Goal: Extract every line that contains the string "image".

Given data:
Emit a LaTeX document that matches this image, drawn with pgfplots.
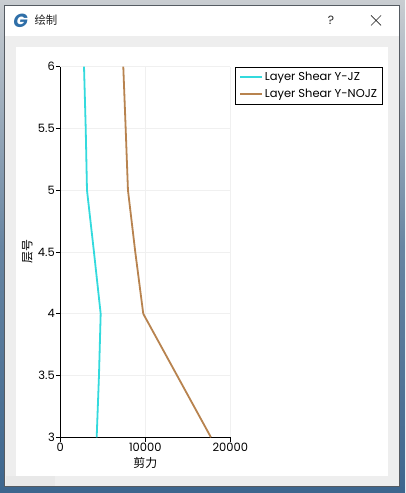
\documentclass[border=0pt]{standalone}
\usepackage{fontspec}
\setmainfont{Poppins}
\newfontfamily\cjk{Noto Sans CJK SC}
\usepackage{pgfplots}
\pgfplotsset{compat=1.18}
\definecolor{deskblue}{HTML}{3D668E}
\definecolor{deskgrey}{HTML}{C9CDD1}
\definecolor{panel}{HTML}{EEEEEE}
\definecolor{edge}{HTML}{555B62}
\definecolor{jz}{HTML}{33DADD}
\definecolor{nojz}{HTML}{B8834F}
\definecolor{gridc}{HTML}{F0F0F0}
\definecolor{logo}{HTML}{2F6FA8}
\begin{document}
\begin{tikzpicture}[x=1bp,y=1bp]
  \useasboundingbox (0,0) rectangle (405,493);
  % desktop and window chrome, y counted from the bottom of the page
  \fill[top color=deskgrey,bottom color=deskblue,middle color=deskblue!70!deskgrey] (0,0) rectangle (405,493);
  \fill[deskblue] (0,0) rectangle (405,6);
  \filldraw[draw=edge,fill=panel,line width=0.8bp] (4.7,6.3) rectangle (399.3,487.7);
  \fill[white] (5.2,457) rectangle (398.8,487.2);
  \fill[white] (16,17.3) rectangle (388,446.3);
  \node[font=\fontsize{19}{19}\selectfont\bfseries\itshape,text=logo] at (20.5,472.5) {G};
  \node[font=\cjk\fontsize{11.5}{11.5}\selectfont,text=black!85,anchor=west] at (31,472.5) {绘制};
  \node[font=\fontsize{12}{12}\selectfont,text=black!85] at (331,473) {?};
  \draw[black!85,line width=0.7bp] (371,477.5) -- (381,467.5) (371,467.5) -- (381,477.5);
  \fill[black!9] (6,7) rectangle (55,16.5);
  \begin{axis}[
    at={(60.3bp,55.7bp)},anchor=south west,
    scale only axis,width=170bp,height=370.6bp,
    xmin=0,xmax=20000,ymin=3,ymax=6,
    xtick={0,10000,20000},ytick={3,3.5,4,4.5,5,5.5,6},
    scaled x ticks=false,
    /pgf/number format/assume math mode=true,
    /pgf/number format/1000 sep={},
    axis x line*=bottom,axis y line*=left,
    axis line style={black,line width=0.8bp,-},
    x tick style={black,line width=0.7bp},y tick style={black,line width=0.7bp},
    tick align=outside,major tick length=4.5bp,
    tick label style={font=\fontsize{11.5}{12}\selectfont},
    xticklabel style={yshift=2bp},
    yticklabel style={xshift=2.5bp},
    grid=major,grid style={gridc,line width=0.7bp},
    xlabel={\cjk 剪力},ylabel={\cjk 层号},
    label style={font=\fontsize{12}{12}\selectfont},
    xlabel style={at={(axis description cs:0.5,-0.07)},anchor=center},
    ylabel style={at={(axis description cs:-0.194,0.5)},anchor=center},
    legend style={at={(1.03,1)},anchor=north west,
      font=\fontsize{11.5}{13}\selectfont,
      inner xsep=3.5bp,inner ysep=2.8bp,row sep=3.5bp,cells={anchor=west}},
    legend image code/.code={\draw[#1] (0bp,0bp) -- (22bp,0bp);},
    legend cell align=left,
    clip=false,
  ]
    \addplot[jz,line width=1.8bp] coordinates {
      (4280,3) (4550,3.5) (4750,4) (3960,4.5) (3140,5) (2990,5.5) (2790,6)};
    \addlegendentry{Layer Shear Y-JZ}
    \addplot[nojz,line width=1.8bp] coordinates {
      (17720,3) (9760,4) (8820,4.5) (7960,5) (7690,5.5) (7410,6)};
    \addlegendentry{Layer Shear Y-NOJZ}
  \end{axis}
\end{tikzpicture}
\end{document}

Result of this exercise:
Emit a LaTeX document that matches this image, drawn with pgfplots.
    legend image code/.code={\draw[#1] (0bp,0bp) -- (22bp,0bp);},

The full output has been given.